Marsha also authored four works of narrative non-fiction with Vietnamese Canadians who were young refugees of the Vietnam war. Her 2016 picture book, Adrift at Sea, written with Tuan Ho, was the first picture book to be published that showed the perspective of a Vietnamese child escaping by boat.

Marsha’s books have received more than a hundred award nominations. Her books have won awards internationally, nationally, and provincially. Stolen Girl was the inaugural winner of the Crystal Kite Award for the Americas, awarded by her peers. She won the TD Children’s BookCentre Bilson Award for Historical Fiction once and has been shortlisted numerous times. She has been a Kirkus Best Book of the Year, and a White Raven. And in 2008, President Yushchenko honoured her with the Order of Princess Olha.
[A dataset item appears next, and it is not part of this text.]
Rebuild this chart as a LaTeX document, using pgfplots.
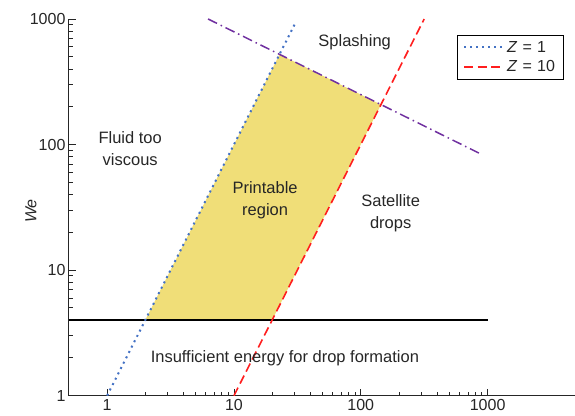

She has won the following provincial readers’ choice awards: BC Red Cedar Award (x2), the Saskatchewan Willow Award, the Manitoba Young Readers’ Choice Award, the Ontario Silver Birch Award (x2), the Ontario Yellow Cedar Award, the Ontario Golden Oak Award. Her books are frequently selected as Best of the Year by the Canadian Children’s Book Centre.

 

Andrew Stobo Sniderman

ANDREW STOBO SNIDERMAN is a writer, lawyer and Rhodes Scholar from Montreal. He has written for the New York Times, the Globe and Mail and Maclean’s. He has also argued before the Supreme Court of Canada, served as the human rights policy advisor to the Canadian minister of foreign affairs, and worked for a judge of South Africa’s Constitutional Court.

 

 

 

 

 

 

 

Douglas Sanderson

DOUGLAS SANDERSON (AMO BINASHII) is Beaver Clan, from the Opaskwayak Cree Nation. He is a Fulbright Scholar, and holds the Prichard Wilson Chair in Law and Public Policy at the University of Toronto, Faculty of Law. Professor Sanderson has served as senior Advisor to the government of Ontario, in the offices of the Attorney General and Aboriginal Affairs.